Précisant sa pensée, notre interlocuteur nous explique qu’« en clair, il n’y a plus de hauts fonctionnaires du Quai d’Orsay qui viennent du cadre d’Orient. Donc, on a déjà plus de vrais spécialistes mais le problème est que les énarques qui choisissent le Quai d’Orsay font leurs stages de l’ENA sur deux postes privilégiés : l’ambassade de France à Washington, ou notre représentation permanente au siège de l’ONU, à New York. Alors là, vous avez des jeunes de 23, 24 ans qui se retrouvent dans le monde merveilleux des États-Unis. Eh oui, ils sont fascinés, ces jeunes gens ! Rendez-vous compte ! Les think tanks, l’intelligence… Parce qu’il est vrai que les États-Unis ont les meilleurs think tanks, les meilleurs experts du monde, avec une mécanique absolument fantastique. Nous, en France, on ne fait pas le poids face à la mécanique institutionnelle américaine, le Département d’État, la CIA, le Conseil de Sécurité Nationale, appuyé par les meilleurs think tanks… C’est un monde merveilleux. Donc, nos jeunes stagiaires du Quai sont inévitablement fascinés par ce système. Ensuite, quand ils sont en fonction, ils s’en inspirent forcément. Voila comment s’est formé, dans la haute fonction publique, l’“État profond” critiqué par Macron. Il connaît bien ce système et pour cause, il sait comment il fonctionne. »
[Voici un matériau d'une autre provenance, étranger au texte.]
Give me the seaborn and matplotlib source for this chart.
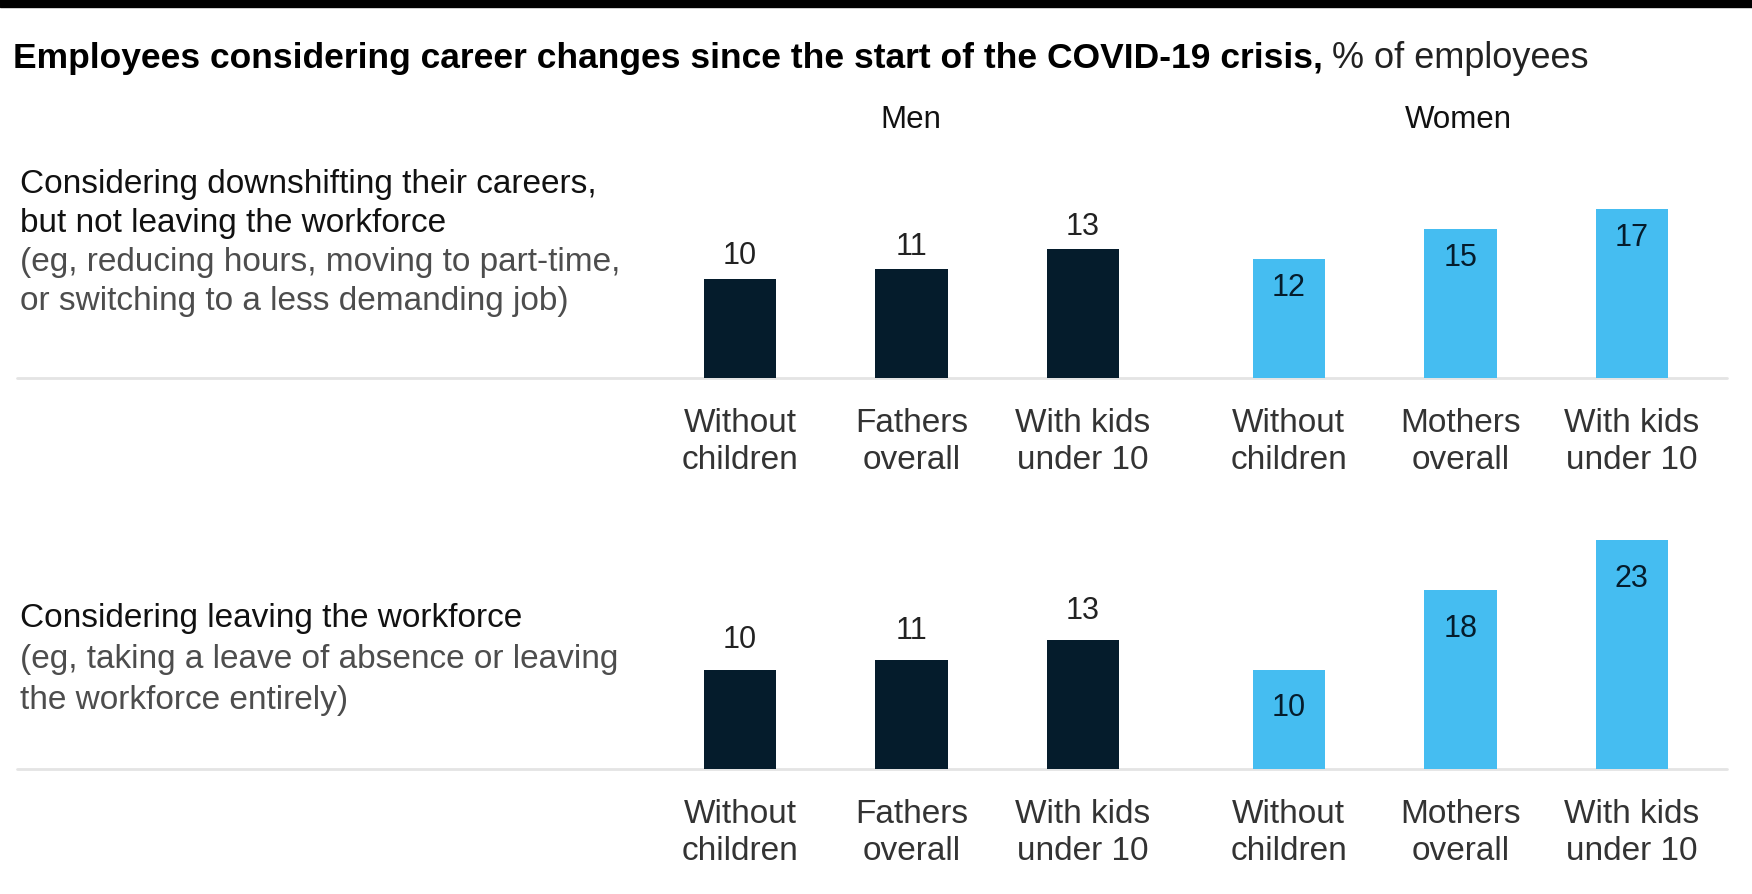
import numpy as np
import pandas as pd
import seaborn as sns
import matplotlib.pyplot as plt
from matplotlib.patches import Rectangle

# --- data ---
groups = ["Men", "Men", "Men", "Women", "Women", "Women"]
categories = ["Without\nchildren", "Fathers\noverall", "With kids\nunder 10",
              "Without\nchildren", "Mothers\noverall", "With kids\nunder 10"]
downshifting = [10, 11, 13, 12, 15, 17]
leaving = [10, 11, 13, 10, 18, 23]

row_labels = [
    (["Considering downshifting their careers,", "but not leaving the workforce"],
     ["(eg, reducing hours, moving to part-time,", "or switching to a less demanding job)"]),
    (["Considering leaving the workforce"],
     ["(eg, taking a leave of absence or leaving", "the workforce entirely)"]),
]
title_bold = "Employees considering career changes since the start of the COVID-19 crisis,"
title_rest = "% of employees"

DARK = "#051c2c"
LIGHT = "#45bdf1"
W, H = 1752, 895

sns.set_theme(style="white")
plt.rcParams["font.family"] = ["Liberation Sans", "DejaVu Sans"]

# x positions: small gap between men and women groups
pos = np.array([0, 1, 2, 3.2, 4.2, 5.2])
df = pd.DataFrame({"group": groups, "cat": categories, "pos": pos,
                   "down": downshifting, "leave": leaving})

fig = plt.figure(figsize=(W / 100, H / 100), dpi=100)
fig.patches.append(Rectangle((0, 1 - 8 / H), 1, 8 / H, transform=fig.transFigure,
                             color="black", zorder=10))

PX_UNIT = 9.95
X0, STEP = 740, 171.5
x_left, x_right = 17, 1727
xlim = ((x_left - X0) / STEP, (x_right - X0) / STEP)


def make_panel(col, base_px, ymax, above_px, inside_px):
    top_px = base_px - ymax * PX_UNIT
    ax = fig.add_axes([x_left / W, 1 - base_px / H, (x_right - x_left) / W,
                       (base_px - top_px) / H])
    for g, c in [("Men", DARK), ("Women", LIGHT)]:
        sub = df[df.group == g]
        sns.barplot(x=sub["pos"], y=sub[col], color=c, width=0.423, native_scale=True,
                    saturation=1, errorbar=None, linewidth=0, ax=ax)
    ax.set_xlim(*xlim)
    ax.set_ylim(0, ymax)
    ax.axhline(0, color="#e4e4e4", lw=2, zorder=0, clip_on=False)
    for s in ax.spines.values():
        s.set_visible(False)
    ax.set_yticks([])
    ax.set_xlabel("")
    ax.set_ylabel("")
    ax.set_xticks(df["pos"])
    ax.set_xticklabels(df["cat"], fontsize=24, color="#333333", linespacing=1.25)
    ax.tick_params(axis="x", length=0, pad=21)
    for _, r in df.iterrows():
        v = r[col]
        if r.group == "Men":
            ax.annotate(f"{v}", (r.pos, v), xytext=(0, above_px * 0.72),
                        textcoords="offset points", ha="center", va="center",
                        fontsize=22, color="#222222")
        else:
            ax.annotate(f"{v}", (r.pos, v), xytext=(0, -inside_px * 0.72),
                        textcoords="offset points", ha="center", va="center",
                        fontsize=22, color=DARK)
    ax.patch.set_alpha(0)
    return ax


make_panel("down", 379, 20, 23, 28)
make_panel("leave", 770, 25, 30, 38)

# group headers
fig.text(911 / W, 1 - 128 / H, "Men", ha="center", va="baseline", fontsize=22.5, color="#111111")
fig.text(1458 / W, 1 - 128 / H, "Women", ha="center", va="baseline", fontsize=22.5, color="#111111")

# row descriptions
line_y = [[193, 232, 271, 310], [627, 668, 709]]
for (dark_lines, grey_lines), ys in zip(row_labels, line_y):
    lines = [(t, "#111111") for t in dark_lines] + [(t, "#4d4d4d") for t in grey_lines]
    for (t, c), y in zip(lines, ys):
        fig.text(20 / W, 1 - y / H, t, ha="left", va="baseline", fontsize=24, color=c)

# title: bold part + regular part
t1 = fig.text(13 / W, 1 - 68 / H, title_bold, ha="left", va="baseline",
              fontsize=25.5, fontweight="bold", color="black")
r = fig.canvas.get_renderer()
bb = t1.get_window_extent(renderer=r)
fig.text((bb.x1 + 9) / W, 1 - 68 / H, title_rest, ha="left", va="baseline",
         fontsize=26, color="#222222")

fig.savefig("out.png", dpi=100)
En lui demandant d’illustrer les conséquences de ce tropisme ultra-atlantiste des énarques du Quai d’Orsay, notre interlocuteur nous explique qu’« ils ne veulent jamais être en retard d’un “métro” sur les Américains, donc ils prennent le “métro” d’avant. On a pu l’observer en août/septembre 2013 sur le dossier syrien, pour nous étonner ensuite qu’il n’y avait plus d’Américains dans le “métro” précédent, lorsqu’Obama refusa de bombarder la Syrie sans l’aval du Congrès. » En clair, nos diplomates se montrent souvent « plus royalistes de le roi », ce qui engendre une rigidité dans notre politique étrangère pouvant conduire à des catastrophes, en particulier lorsqu’il est question de renverser par la force un dirigeant qui leur déplaît. L’on peut donc se réjouir de la lucidité de Macron vis-à-vis de la dangerosité de cet interventionnisme, et de la nocivité du système qui le promeut. Or, comme l’a expliqué un autre initié, « “l’administration, ce sont les meubles. La politique, c’est la poussière. Les gouvernements et les élus passent, mais l’administration, elle reste. Et parfois, quand le Président demande à ce que le mur soit peint en blanc, derrière il sera peint en beige”, nous résume un élu proche de l’Exécutif. » Dans tous les cas, cette prise de conscience présidentielle est un bon début pour assainir enfin notre politique étrangère, même si de profonds changements sont encore nécessaires.